Stored items from a collection:
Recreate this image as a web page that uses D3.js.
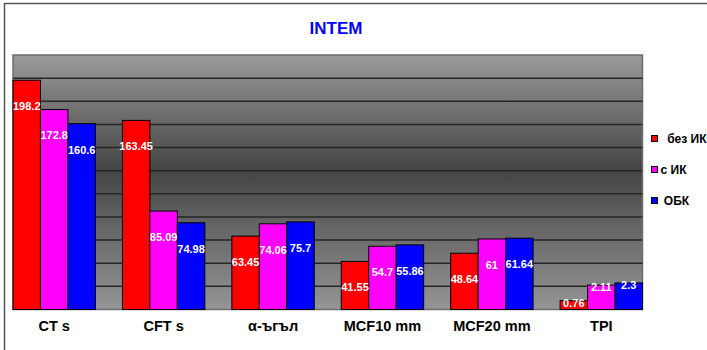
<!DOCTYPE html>
<html>
<head>
<meta charset="utf-8">
<script src="https://cdn.jsdelivr.net/npm/d3@7"></script>
<style>
  body { margin: 0; background: #fff; }
  text { font-family: Arial, "Liberation Sans", sans-serif; font-weight: bold; }
</style>
</head>
<body>
<div id="chart"></div>
<script>
const categories = ["CT s", "CFT s", "α-ъгъл", "MCF10 mm", "MCF20 mm", "TPI"];
const seriesNames = ["  без ИК", "с ИК", " ОБК"];
const seriesColors = ["#ff0000", "#ff00ff", "#0000ff"];
// plotted heights (TPI drawn at 10x in the original)
const bezIK = [198.2, 163.45, 63.45, 41.55, 48.64, 7.6];
const sIK = [172.8, 85.09, 74.06, 54.7, 61, 21.1];
const obk = [160.6, 74.98, 75.7, 55.86, 61.64, 23];
// shown labels
const bezIKLabels = ["198.2", "163.45", "63.45", "41.55", "48.64", "0.76"];
const sIKLabels = ["172.8", "85.09", "74.06", "54.7", "61", "2.11"];
const obkLabels = ["160.6", "74.98", "75.7", "55.86", "61.64", "2.3"];
const yTicks = [20, 40, 60, 80, 100, 120, 140, 160, 180, 200];

const series = [bezIK, sIK, obk];
const labels = [bezIKLabels, sIKLabels, obkLabels];

const W = 707, H = 350;
const margin = {top: 55, right: 64.5, bottom: 40.5, left: 13};
const width = W - margin.left - margin.right;
const height = H - margin.top - margin.bottom;

const svg = d3.select("#chart").append("svg")
    .attr("width", W).attr("height", H);

// outer frame
svg.append("path")
    .attr("d", "M4.5," + H + "V3.5H" + W)
    .attr("fill", "none").attr("stroke", "#555").attr("stroke-width", 1.5);

svg.append("text")
    .attr("x", 336).attr("y", 34)
    .attr("text-anchor", "middle")
    .attr("fill", "#0000ff")
    .style("font-size", "17px")
    .text("INTEM");

const defs = svg.append("defs");
const grad = defs.append("linearGradient")
    .attr("id", "bg").attr("x1", 0).attr("y1", 0).attr("x2", 0).attr("y2", 1);
grad.append("stop").attr("offset", "0%").attr("stop-color", "#9a9a9a");
grad.append("stop").attr("offset", "45%").attr("stop-color", "#444");
grad.append("stop").attr("offset", "100%").attr("stop-color", "#959595");

const g = svg.append("g")
    .attr("transform", "translate(" + margin.left + "," + margin.top + ")");

const x0 = d3.scaleBand()
    .domain(categories)
    .range([0, width])
    .paddingInner(0.247)
    .paddingOuter(0);
const x1 = d3.scaleBand()
    .domain(d3.range(series.length))
    .range([0, x0.bandwidth()]);
const y = d3.scaleLinear().domain([0, 220]).range([height, 0]);

g.append("rect")
    .attr("width", width).attr("height", height)
    .attr("fill", "url(#bg)")
    .attr("stroke", "#6e6e6e").attr("stroke-width", 1.5);

g.selectAll(".grid")
    .data(yTicks)
    .join("line")
    .attr("x1", 0).attr("x2", width)
    .attr("y1", d => y(d)).attr("y2", d => y(d))
    .attr("stroke", "#262626").attr("stroke-width", 1.5);

const groups = g.selectAll(".grp")
    .data(categories)
    .join("g")
    .attr("transform", d => "translate(" + x0(d) + ",0)");

groups.selectAll("rect")
    .data((c, i) => series.map((s, k) => ({k: k, v: s[i], label: labels[k][i]})))
    .join("rect")
    .attr("x", d => x1(d.k))
    .attr("y", d => y(d.v))
    .attr("width", x1.bandwidth())
    .attr("height", d => height - y(d.v))
    .attr("fill", d => seriesColors[d.k])
    .attr("stroke", "#000").attr("stroke-width", 1);

groups.selectAll(".lbl")
    .data((c, i) => series.map((s, k) => ({k: k, v: s[i], label: labels[k][i]})))
    .join("text")
    .attr("class", "lbl")
    .attr("x", d => x1(d.k) + x1.bandwidth() / 2)
    .attr("y", d => (height - y(d.v) < 40 ? y(d.v) + 2 : y(d.v) + 26))
    .attr("dy", "0.35em")
    .attr("text-anchor", "middle")
    .attr("fill", "#fff")
    .style("font-size", "11px")
    .text(d => d.label);

// category axis labels
g.append("g")
    .attr("transform", "translate(0," + height + ")")
    .call(d3.axisBottom(x0).tickSize(0).tickPadding(11))
    .call(a => a.select(".domain").remove())
    .selectAll("text")
    .attr("fill", "#000")
    .style("font-size", "14.5px")
    .style("font-family", "Arial, 'Liberation Sans', sans-serif")
    .style("font-weight", "bold");

// legend
const legend = svg.append("g").attr("transform", "translate(651.5,0)");
const items = legend.selectAll("g")
    .data(seriesNames)
    .join("g")
    .attr("transform", (d, i) => "translate(0," + (139 + i * 31) + ")");
items.append("rect")
    .attr("x", 0).attr("y", -3.5)
    .attr("width", 6).attr("height", 6)
    .attr("fill", (d, i) => seriesColors[i])
    .attr("stroke", "#000").attr("stroke-width", 1);
items.append("text")
    .attr("x", 9).attr("dy", "0.35em")
    .style("font-size", "12px")
    .style("white-space", "pre")
    .attr("fill", "#000")
    .text(d => d);
</script>
</body>
</html>
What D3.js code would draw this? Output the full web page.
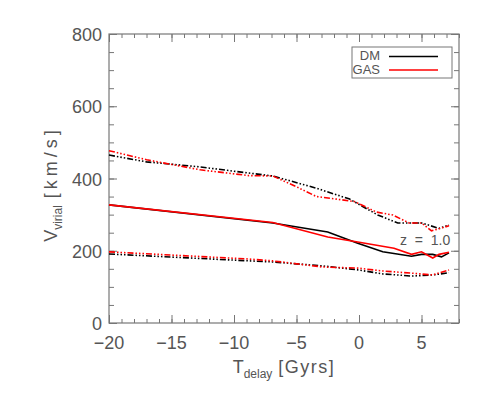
<!DOCTYPE html>
<html>
<head>
<meta charset="utf-8">
<script src="https://cdn.jsdelivr.net/npm/d3@7"></script>
<style>
  body { margin: 0; background: #fff; }
  text { font-family: "Liberation Sans", Arial, sans-serif; fill: #555; }
</style>
</head>
<body>
<script>
// Time since merger (Gyr) and virial velocities (km/s)
var tDmMid   = [-20, -6.9, -2.5, -0.1, 1.9, 4.2, 5.0, 5.9, 6.6, 7.2];
var vDmMid   = [327, 277, 252, 221, 197, 185, 190, 190, 183, 194];
var tGasMid  = [-20, -6.9, -2.5, -0.1, 2.8, 4.2, 5.0, 5.9, 6.4, 7.2];
var vGasMid  = [327, 278, 238, 224, 207, 190, 197, 180, 190, 196];

var tDmHi    = [-20, -17, -12.7, -8.8, -6.9, -3.4, -0.75, 1.5, 3.1, 5.0, 6.4, 7.2];
var vDmHi    = [465, 446, 432, 415, 407, 373, 343, 299, 277, 277, 262, 271];
var tGasHi   = [-20, -17, -12.7, -8.8, -6.9, -5, -3.4, -1.8, -0.35, 1.4, 2.7, 4.0, 5.0, 5.8, 7.2];
var vGasHi   = [477, 452, 424, 408, 407, 377, 350, 343, 336, 307, 299, 277, 277, 255, 269];

var tDmLo    = [-20, -8.8, -6.9, -2.9, -0.1, 1.9, 4.2, 5.9, 7.2];
var vDmLo    = [191, 172, 169, 158, 147, 136, 130, 133, 139];
var tGasLo   = [-20, -8.8, -6.9, -2.9, -0.1, 1.9, 4.2, 5.9, 7.2];
var vGasLo   = [197, 177, 172, 155, 152, 144, 138, 133, 147];

var xTicks = [-20, -15, -10, -5, 0, 5];
var yTicks = [0, 200, 400, 600, 800];
var legendNames = ["DM", "GAS"];
var legendColors = ["#000000", "#ff0000"];

var W = 491, H = 393;
var margin = {top: 34, right: 32, bottom: 70, left: 109};
var pw = W - margin.left - margin.right, ph = H - margin.top - margin.bottom;

var svg = d3.select("body").append("svg").attr("width", W).attr("height", H);
var g = svg.append("g").attr("transform", "translate(" + margin.left + "," + margin.top + ")");

var x = d3.scaleLinear().domain([-20, 8]).range([0, pw]);
var y = d3.scaleLinear().domain([0, 800]).range([ph, 0]);

var axisColor = "#777";
var minorX = d3.range(-20, 9, 1), minorY = d3.range(0, 801, 50);

// ticks on all four sides, pointing inwards (minor short, major long)
var axes = [
  g.append("g").attr("transform", "translate(0," + ph + ")").call(d3.axisBottom(x).tickValues(minorX).tickSize(-4).tickFormat("")),
  g.append("g").attr("transform", "translate(0," + ph + ")").call(d3.axisBottom(x).tickValues(xTicks).tickSize(-8).tickFormat("")),
  g.append("g").call(d3.axisTop(x).tickValues(minorX).tickSize(-4).tickFormat("")),
  g.append("g").call(d3.axisTop(x).tickValues(xTicks).tickSize(-8).tickFormat("")),
  g.append("g").call(d3.axisLeft(y).tickValues(minorY).tickSize(-5).tickFormat("")),
  g.append("g").call(d3.axisLeft(y).tickValues(yTicks).tickSize(-8).tickFormat("")),
  g.append("g").attr("transform", "translate(" + pw + ",0)").call(d3.axisRight(y).tickValues(minorY).tickSize(-5).tickFormat("")),
  g.append("g").attr("transform", "translate(" + pw + ",0)").call(d3.axisRight(y).tickValues(yTicks).tickSize(-8).tickFormat(""))
];
axes.forEach(function(a) {
  a.select(".domain").remove();
  a.selectAll("line").attr("stroke", axisColor);
});

g.append("rect").attr("width", pw).attr("height", ph)
  .attr("fill", "none").attr("stroke", axisColor).attr("stroke-width", 1.2);

// tick labels
g.selectAll(".xl").data(xTicks).enter().append("text")
  .attr("x", function(d) { return x(d); }).attr("y", ph + 26)
  .attr("text-anchor", "middle").style("font-size", "18px")
  .text(function(d) { return d < 0 ? "\u2212" + Math.abs(d) : d; });
g.selectAll(".yl").data(yTicks).enter().append("text")
  .attr("x", -7).attr("y", function(d) { return y(d) + 7; })
  .attr("text-anchor", "end").style("font-size", "18px")
  .text(function(d) { return d; });

// axis titles
var xt = svg.append("text").attr("x", margin.left + pw / 2).attr("y", 373)
  .attr("text-anchor", "middle").style("font-size", "18px");
xt.append("tspan").text("T");
xt.append("tspan").attr("dy", 5).style("font-size", "12px").text("delay");
xt.append("tspan").attr("dy", -5).attr("dx", 6).style("letter-spacing", "1.5px").text("[Gyrs]");

var yt = svg.append("text").attr("transform", "translate(57,184) rotate(-90)")
  .attr("text-anchor", "middle").style("font-size", "18px");
yt.append("tspan").text("V");
yt.append("tspan").attr("dy", 5).style("font-size", "12px").text("virial");
yt.append("tspan").attr("dy", -5).attr("dx", 7).style("letter-spacing", "4px").text("[km/s]");

// curves
var line = d3.line().x(function(d) { return x(d[0]); }).y(function(d) { return y(d[1]); });
var dashPat = "6,2,1.5,2,1.5,2,1.5,2";
var series = [
  {t: tDmHi, v: vDmHi, c: legendColors[0], dash: dashPat},
  {t: tGasHi, v: vGasHi, c: legendColors[1], dash: dashPat},
  {t: tDmLo, v: vDmLo, c: legendColors[0], dash: dashPat},
  {t: tGasLo, v: vGasLo, c: legendColors[1], dash: dashPat},
  {t: tDmMid, v: vDmMid, c: legendColors[0], dash: null},
  {t: tGasMid, v: vGasMid, c: legendColors[1], dash: null}
];
series.forEach(function(s) {
  g.append("path").datum(d3.zip(s.t, s.v))
    .attr("d", line).attr("fill", "none")
    .attr("stroke", s.c).attr("stroke-width", 1.6)
    .attr("stroke-dasharray", s.dash);
});

g.append("text").attr("x", x(7.3)).attr("y", y(215))
  .attr("text-anchor", "end").style("font-size", "14px")
  .attr("xml:space", "preserve").text("z  =  1.0");

// legend
var lg = svg.append("g");
lg.append("rect").attr("x", 352).attr("y", 47).attr("width", 100).attr("height", 31)
  .attr("fill", "#fff").attr("stroke", axisColor);
var items = lg.selectAll(".item").data(legendNames).enter().append("g")
  .attr("transform", function(d, i) { return "translate(0," + (i * 13.5) + ")"; });
items.append("text").attr("x", 380).attr("y", 60)
  .attr("text-anchor", "end").style("font-size", "13px").text(function(d) { return d; });
items.append("line").attr("x1", 389).attr("x2", 438).attr("y1", 56.5).attr("y2", 56.5)
  .attr("stroke", function(d, i) { return legendColors[i]; }).attr("stroke-width", 1.4);
</script>
</body>
</html>
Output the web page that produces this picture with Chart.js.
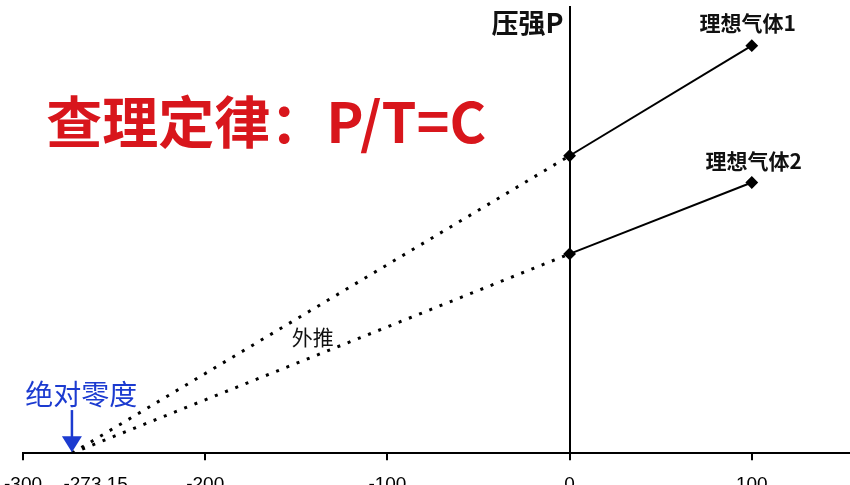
<!DOCTYPE html>
<html lang="zh-CN">
<head>
    <meta charset="UTF-8">
    <title>查理定律</title>
    <script src="https://cdn.jsdelivr.net/npm/chart.js"></script>
    <style>
        html, body {
            margin: 0;
            padding: 0;
            width: 850px;
            height: 485px;
            background: #fff;
            overflow: hidden;
        }
        #chart-container {
            position: relative;
            width: 850px;
            height: 485px;
            overflow: hidden;
        }
        #myChart {
            position: absolute;
            left: -9px;
            top: 0;
        }
    </style>
</head>
<body>
    <div id="chart-container">
        <canvas id="myChart" width="868" height="509"></canvas>
    </div>

    <script>
        // 温度 (°C) 与压强 (相对单位)
        const zeroPoint = -273.15;
        const tempMeasured = [0, 100];
        const gas1Pressure = [1.0, 1.37];
        const gas2Pressure = [0.67, 0.91];
        const xTicks = [-300, -273.15, -200, -100, 0, 100];

        // 文字标注: [文字, x, y]
        const labels = [
            ['查理定律：P/T=C', -166.5, 1.113],
            ['压强P', -3.3, 1.446],
            ['理想气体1', 97.8, 1.446],
            ['理想气体2', 101, 0.982],
            ['外推', -141, 0.39],
            ['绝对零度', -268, 0.198]
        ];
        const arrowTop = 0.145;

        const solid = (vals) => tempMeasured.map((t, i) => ({x: t, y: vals[i]}));
        const dotted = (vals) => [{x: zeroPoint, y: 0}, {x: tempMeasured[0], y: vals[0]}];

        const cjk = '"Noto Sans CJK SC", "Noto Sans", sans-serif';
        const labelStyles = [
            {font: 'bold 56px ' + cjk, color: '#d8161c', align: 'center'},
            {font: 'bold 27px ' + cjk, color: '#111', align: 'right'},
            {font: 'bold 21px ' + cjk, color: '#111', align: 'center'},
            {font: 'bold 21px ' + cjk, color: '#111', align: 'center'},
            {font: '21px ' + cjk, color: '#111', align: 'center'},
            {font: '28px ' + cjk, color: '#1c3bd0', align: 'center'}
        ];

        const notes = {
            id: 'notes',
            afterDatasetsDraw(chart) {
                const ctx = chart.ctx;
                const xs = chart.scales.x;
                const ys = chart.scales.y;
                ctx.save();
                ctx.textBaseline = 'middle';
                labels.forEach((l, i) => {
                    const s = labelStyles[i];
                    ctx.font = s.font;
                    ctx.fillStyle = s.color;
                    ctx.textAlign = s.align;
                    ctx.fillText(l[0], xs.getPixelForValue(l[1]), ys.getPixelForValue(l[2]));
                });

                // 指向绝对零度的箭头
                const ax = xs.getPixelForValue(zeroPoint);
                const tip = ys.getPixelForValue(0) - 1;
                const top = ys.getPixelForValue(arrowTop);
                ctx.strokeStyle = '#1c3bd0';
                ctx.fillStyle = '#1c3bd0';
                ctx.lineWidth = 2.5;
                ctx.beginPath();
                ctx.moveTo(ax, top);
                ctx.lineTo(ax, tip - 14);
                ctx.stroke();
                ctx.beginPath();
                ctx.moveTo(ax - 10, tip - 16);
                ctx.lineTo(ax + 10, tip - 16);
                ctx.lineTo(ax, tip);
                ctx.closePath();
                ctx.fill();
                ctx.restore();
            }
        };

        new Chart(document.getElementById('myChart'), {
            type: 'line',
            data: {
                datasets: [
                    {
                        label: '理想气体1',
                        data: solid(gas1Pressure),
                        borderColor: '#000',
                        backgroundColor: '#000',
                        borderWidth: 2,
                        pointStyle: 'rectRot',
                        pointRadius: 5,
                        tension: 0
                    },
                    {
                        label: '理想气体2',
                        data: solid(gas2Pressure),
                        borderColor: '#000',
                        backgroundColor: '#000',
                        borderWidth: 2,
                        pointStyle: 'rectRot',
                        pointRadius: 5,
                        tension: 0
                    },
                    {
                        label: '外推1',
                        data: dotted(gas1Pressure),
                        borderColor: '#000',
                        borderWidth: 3,
                        borderDash: [3, 8],
                        pointRadius: 0,
                        tension: 0
                    },
                    {
                        label: '外推2',
                        data: dotted(gas2Pressure),
                        borderColor: '#000',
                        borderWidth: 3,
                        borderDash: [3, 8],
                        pointRadius: 0,
                        tension: 0
                    }
                ]
            },
            options: {
                responsive: false,
                animation: false,
                layout: {padding: {top: 7, left: 0, right: 0, bottom: 0}},
                plugins: {
                    legend: {display: false},
                    tooltip: {enabled: false}
                },
                scales: {
                    x: {
                        type: 'linear',
                        position: 'bottom',
                        min: -300,
                        max: 155,
                        afterBuildTicks: (scale) => {
                            scale.ticks = xTicks.map(v => ({value: v}));
                        },
                        ticks: {
                            color: '#000',
                            padding: 13,
                            maxRotation: 0,
                            autoSkip: false,
                            font: {family: '"Liberation Sans", Arial, sans-serif', size: 19},
                            // 原图中 -273.15 的标签略偏右，避免与 -300 挤在一起
                            callback: (v) => v === zeroPoint ? '         ' + v : String(v)
                        },
                        grid: {
                            drawOnChartArea: false,
                            drawTicks: true,
                            tickLength: 7,
                            lineWidth: 2,
                            color: (c) => (c.tick && c.tick.value === zeroPoint) ? 'rgba(0,0,0,0)' : '#000'
                        },
                        border: {color: '#000', width: 2}
                    },
                    y: {
                        type: 'linear',
                        position: {x: 0},
                        min: 0,
                        max: 1.5,
                        ticks: {display: false},
                        grid: {display: false},
                        border: {color: '#000', width: 2}
                    }
                }
            },
            plugins: [notes]
        });
    </script>
</body>
</html>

The task
From the entries above, extract every line where the word "page" appears.

Task response
Recreate this image as a web page that uses D3.js.
What D3.js code would draw this? Output the full web page.
Output the web page that produces this picture with Chart.js.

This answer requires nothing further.